Problem requirements
Below are entries. Give back exactly the lines from the one containing "Write the Plotly code for this chart." through the one containing "import plotly.graph_objects as go", inclusive, without the pictures.

Data extract
════════════════

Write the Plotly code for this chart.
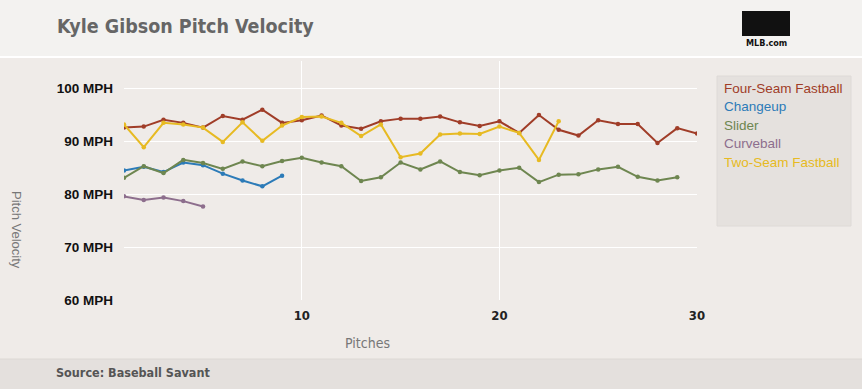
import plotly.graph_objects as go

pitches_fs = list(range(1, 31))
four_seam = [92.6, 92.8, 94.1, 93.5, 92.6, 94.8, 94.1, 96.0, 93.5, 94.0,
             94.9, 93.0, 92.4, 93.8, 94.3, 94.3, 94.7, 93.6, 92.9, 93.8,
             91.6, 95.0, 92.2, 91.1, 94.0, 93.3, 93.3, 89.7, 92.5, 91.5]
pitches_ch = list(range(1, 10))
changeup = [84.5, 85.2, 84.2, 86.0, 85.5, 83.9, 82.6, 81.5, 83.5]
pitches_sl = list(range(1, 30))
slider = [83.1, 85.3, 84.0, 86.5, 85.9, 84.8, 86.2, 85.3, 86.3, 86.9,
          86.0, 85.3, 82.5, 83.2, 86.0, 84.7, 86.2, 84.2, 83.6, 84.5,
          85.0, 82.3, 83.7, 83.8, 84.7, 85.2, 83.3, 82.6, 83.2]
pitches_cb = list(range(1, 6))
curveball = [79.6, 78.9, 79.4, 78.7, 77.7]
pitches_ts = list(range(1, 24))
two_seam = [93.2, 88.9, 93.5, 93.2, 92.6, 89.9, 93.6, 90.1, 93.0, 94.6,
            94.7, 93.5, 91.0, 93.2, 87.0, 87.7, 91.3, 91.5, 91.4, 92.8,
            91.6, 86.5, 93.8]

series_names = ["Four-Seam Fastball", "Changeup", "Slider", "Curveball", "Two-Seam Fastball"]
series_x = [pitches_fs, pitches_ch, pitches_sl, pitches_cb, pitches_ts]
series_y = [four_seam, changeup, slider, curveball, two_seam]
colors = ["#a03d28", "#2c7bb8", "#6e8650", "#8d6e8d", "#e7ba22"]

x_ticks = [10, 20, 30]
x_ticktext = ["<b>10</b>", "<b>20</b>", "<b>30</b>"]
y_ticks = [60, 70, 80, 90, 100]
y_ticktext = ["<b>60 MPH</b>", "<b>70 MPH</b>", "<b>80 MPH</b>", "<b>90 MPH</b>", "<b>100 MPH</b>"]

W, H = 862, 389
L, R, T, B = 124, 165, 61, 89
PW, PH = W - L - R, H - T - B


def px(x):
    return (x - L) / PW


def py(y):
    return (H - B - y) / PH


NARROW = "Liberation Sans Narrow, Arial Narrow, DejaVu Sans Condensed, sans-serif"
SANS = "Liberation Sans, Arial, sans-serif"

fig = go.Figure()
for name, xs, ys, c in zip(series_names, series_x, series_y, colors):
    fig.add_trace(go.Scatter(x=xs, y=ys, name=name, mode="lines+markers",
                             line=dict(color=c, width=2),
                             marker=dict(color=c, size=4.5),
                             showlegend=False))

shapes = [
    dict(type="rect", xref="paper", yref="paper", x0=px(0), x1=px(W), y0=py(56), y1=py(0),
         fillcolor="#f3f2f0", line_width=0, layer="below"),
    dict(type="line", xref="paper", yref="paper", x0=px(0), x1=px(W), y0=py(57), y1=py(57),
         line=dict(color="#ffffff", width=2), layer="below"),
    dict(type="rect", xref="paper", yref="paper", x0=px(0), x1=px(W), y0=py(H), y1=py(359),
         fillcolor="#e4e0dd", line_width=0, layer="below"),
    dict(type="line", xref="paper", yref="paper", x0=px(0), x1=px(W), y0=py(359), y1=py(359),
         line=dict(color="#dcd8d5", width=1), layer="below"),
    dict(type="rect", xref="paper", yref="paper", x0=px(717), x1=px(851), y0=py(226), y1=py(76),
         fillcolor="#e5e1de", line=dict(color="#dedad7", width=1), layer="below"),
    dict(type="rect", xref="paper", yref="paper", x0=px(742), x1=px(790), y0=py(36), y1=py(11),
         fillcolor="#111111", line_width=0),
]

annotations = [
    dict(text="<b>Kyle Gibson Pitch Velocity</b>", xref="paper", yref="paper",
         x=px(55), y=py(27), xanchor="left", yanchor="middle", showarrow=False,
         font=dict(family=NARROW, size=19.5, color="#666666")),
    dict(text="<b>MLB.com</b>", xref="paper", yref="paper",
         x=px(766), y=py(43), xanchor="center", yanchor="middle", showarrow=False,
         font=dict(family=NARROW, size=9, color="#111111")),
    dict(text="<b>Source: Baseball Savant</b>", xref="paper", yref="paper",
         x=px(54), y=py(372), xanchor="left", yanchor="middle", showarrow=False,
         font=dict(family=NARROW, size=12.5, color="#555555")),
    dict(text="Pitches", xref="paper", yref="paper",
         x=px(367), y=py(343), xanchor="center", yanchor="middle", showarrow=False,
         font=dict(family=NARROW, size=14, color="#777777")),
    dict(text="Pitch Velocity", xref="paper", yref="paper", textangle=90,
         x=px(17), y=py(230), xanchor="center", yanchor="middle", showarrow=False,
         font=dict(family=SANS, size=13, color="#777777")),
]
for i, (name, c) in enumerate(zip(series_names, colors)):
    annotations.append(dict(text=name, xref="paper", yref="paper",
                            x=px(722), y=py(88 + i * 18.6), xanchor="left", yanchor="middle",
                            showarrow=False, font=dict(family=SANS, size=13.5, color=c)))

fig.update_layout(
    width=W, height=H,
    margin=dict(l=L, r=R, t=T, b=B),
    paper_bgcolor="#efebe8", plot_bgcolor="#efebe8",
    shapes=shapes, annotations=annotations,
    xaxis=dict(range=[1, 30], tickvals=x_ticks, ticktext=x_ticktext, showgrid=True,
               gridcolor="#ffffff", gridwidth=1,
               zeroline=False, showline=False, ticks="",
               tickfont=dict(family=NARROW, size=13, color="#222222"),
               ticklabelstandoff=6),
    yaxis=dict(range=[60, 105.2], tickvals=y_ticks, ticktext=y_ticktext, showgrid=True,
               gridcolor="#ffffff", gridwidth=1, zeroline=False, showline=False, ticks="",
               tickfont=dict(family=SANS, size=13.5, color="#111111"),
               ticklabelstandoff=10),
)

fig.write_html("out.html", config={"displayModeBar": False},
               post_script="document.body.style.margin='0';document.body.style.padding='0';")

════════════════

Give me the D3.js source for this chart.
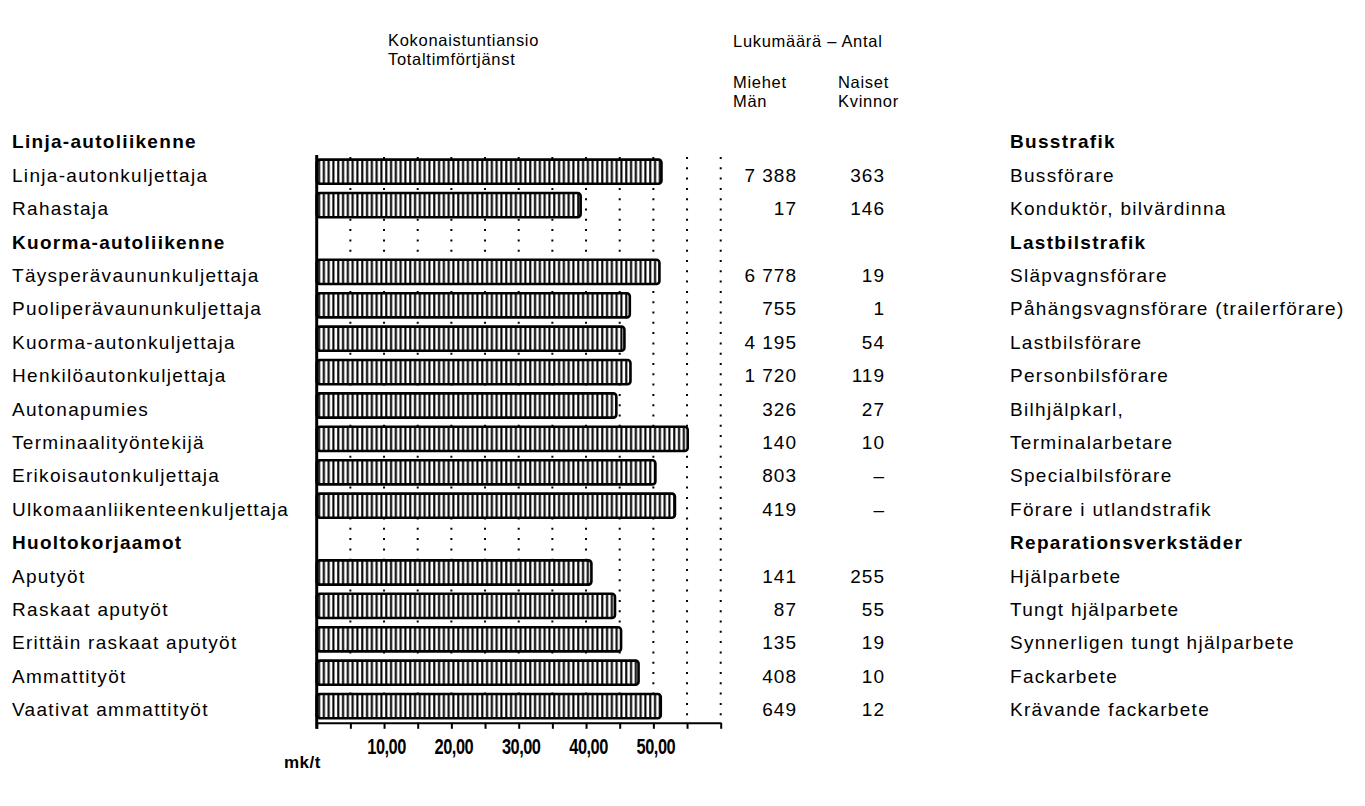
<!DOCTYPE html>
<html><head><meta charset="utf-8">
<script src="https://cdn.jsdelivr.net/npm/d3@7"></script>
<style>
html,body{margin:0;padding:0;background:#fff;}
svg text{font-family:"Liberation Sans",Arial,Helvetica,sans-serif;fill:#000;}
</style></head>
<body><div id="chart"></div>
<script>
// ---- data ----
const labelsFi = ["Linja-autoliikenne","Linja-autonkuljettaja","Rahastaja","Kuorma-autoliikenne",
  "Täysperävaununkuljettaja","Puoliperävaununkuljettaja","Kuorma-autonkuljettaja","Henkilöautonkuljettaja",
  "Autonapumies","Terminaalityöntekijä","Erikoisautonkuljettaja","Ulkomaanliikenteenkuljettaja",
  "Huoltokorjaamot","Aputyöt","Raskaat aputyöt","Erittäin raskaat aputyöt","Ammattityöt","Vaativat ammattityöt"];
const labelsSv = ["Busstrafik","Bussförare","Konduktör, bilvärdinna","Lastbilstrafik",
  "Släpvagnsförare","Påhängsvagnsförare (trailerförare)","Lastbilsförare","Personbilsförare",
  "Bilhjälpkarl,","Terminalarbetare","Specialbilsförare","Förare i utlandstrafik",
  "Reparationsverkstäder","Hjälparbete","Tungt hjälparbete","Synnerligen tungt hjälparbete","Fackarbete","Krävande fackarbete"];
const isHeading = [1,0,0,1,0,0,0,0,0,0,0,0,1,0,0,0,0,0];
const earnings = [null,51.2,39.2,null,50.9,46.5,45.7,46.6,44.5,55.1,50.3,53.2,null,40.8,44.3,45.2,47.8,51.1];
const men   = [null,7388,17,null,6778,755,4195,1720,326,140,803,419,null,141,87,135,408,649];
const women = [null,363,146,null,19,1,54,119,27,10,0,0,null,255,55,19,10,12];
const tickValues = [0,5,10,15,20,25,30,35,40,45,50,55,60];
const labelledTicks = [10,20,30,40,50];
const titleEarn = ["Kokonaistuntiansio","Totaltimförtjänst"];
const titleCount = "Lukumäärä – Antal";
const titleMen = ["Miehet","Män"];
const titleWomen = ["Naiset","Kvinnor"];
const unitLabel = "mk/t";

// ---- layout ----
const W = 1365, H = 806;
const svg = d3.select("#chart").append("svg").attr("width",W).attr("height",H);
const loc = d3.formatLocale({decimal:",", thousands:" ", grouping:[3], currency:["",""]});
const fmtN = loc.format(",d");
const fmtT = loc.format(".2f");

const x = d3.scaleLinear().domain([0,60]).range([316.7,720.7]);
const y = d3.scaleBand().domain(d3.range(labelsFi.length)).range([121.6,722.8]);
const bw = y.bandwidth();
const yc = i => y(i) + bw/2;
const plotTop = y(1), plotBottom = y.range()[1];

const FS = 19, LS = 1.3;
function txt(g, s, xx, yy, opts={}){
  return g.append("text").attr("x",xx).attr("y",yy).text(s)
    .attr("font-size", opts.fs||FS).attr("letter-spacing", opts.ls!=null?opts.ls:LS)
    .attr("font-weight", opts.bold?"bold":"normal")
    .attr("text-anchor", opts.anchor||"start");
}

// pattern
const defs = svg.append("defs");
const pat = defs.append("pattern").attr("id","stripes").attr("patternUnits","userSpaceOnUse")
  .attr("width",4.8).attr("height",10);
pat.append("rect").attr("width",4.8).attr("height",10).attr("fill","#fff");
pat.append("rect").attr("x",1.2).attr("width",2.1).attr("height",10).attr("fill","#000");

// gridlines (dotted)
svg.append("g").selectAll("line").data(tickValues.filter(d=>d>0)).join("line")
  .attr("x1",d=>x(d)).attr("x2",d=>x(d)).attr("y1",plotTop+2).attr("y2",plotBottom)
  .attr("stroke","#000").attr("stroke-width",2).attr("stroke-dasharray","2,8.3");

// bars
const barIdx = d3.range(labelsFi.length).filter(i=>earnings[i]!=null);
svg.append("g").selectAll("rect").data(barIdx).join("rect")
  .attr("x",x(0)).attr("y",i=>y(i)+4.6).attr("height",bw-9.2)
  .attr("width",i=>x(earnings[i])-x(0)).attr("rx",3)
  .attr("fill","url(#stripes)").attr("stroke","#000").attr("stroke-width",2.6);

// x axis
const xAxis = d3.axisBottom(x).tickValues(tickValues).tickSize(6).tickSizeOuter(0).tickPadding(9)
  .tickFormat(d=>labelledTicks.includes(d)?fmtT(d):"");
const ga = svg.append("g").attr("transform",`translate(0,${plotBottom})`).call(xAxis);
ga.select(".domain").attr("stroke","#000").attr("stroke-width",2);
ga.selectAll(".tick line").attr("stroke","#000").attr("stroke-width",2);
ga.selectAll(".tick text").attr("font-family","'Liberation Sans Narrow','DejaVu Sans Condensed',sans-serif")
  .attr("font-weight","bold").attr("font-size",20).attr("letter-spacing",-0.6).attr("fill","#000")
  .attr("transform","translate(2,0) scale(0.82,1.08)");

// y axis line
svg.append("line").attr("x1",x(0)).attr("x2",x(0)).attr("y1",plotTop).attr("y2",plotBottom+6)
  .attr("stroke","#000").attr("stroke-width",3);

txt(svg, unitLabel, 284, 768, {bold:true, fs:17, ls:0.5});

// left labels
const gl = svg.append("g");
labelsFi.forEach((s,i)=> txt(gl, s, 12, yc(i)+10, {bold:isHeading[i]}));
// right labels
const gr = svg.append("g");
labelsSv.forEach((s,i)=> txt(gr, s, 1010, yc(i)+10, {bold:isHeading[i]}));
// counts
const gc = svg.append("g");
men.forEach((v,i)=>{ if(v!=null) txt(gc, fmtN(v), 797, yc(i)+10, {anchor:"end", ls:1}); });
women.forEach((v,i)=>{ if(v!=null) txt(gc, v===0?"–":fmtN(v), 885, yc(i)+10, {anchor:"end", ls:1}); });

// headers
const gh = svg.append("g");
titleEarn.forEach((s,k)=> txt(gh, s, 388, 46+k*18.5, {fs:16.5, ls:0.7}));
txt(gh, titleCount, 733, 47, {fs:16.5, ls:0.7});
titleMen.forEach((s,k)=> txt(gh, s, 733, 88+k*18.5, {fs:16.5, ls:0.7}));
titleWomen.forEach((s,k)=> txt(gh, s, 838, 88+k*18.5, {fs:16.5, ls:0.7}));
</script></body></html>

════════════════

Finished exercise
Write the Plotly code for this chart.
import plotly.graph_objects as go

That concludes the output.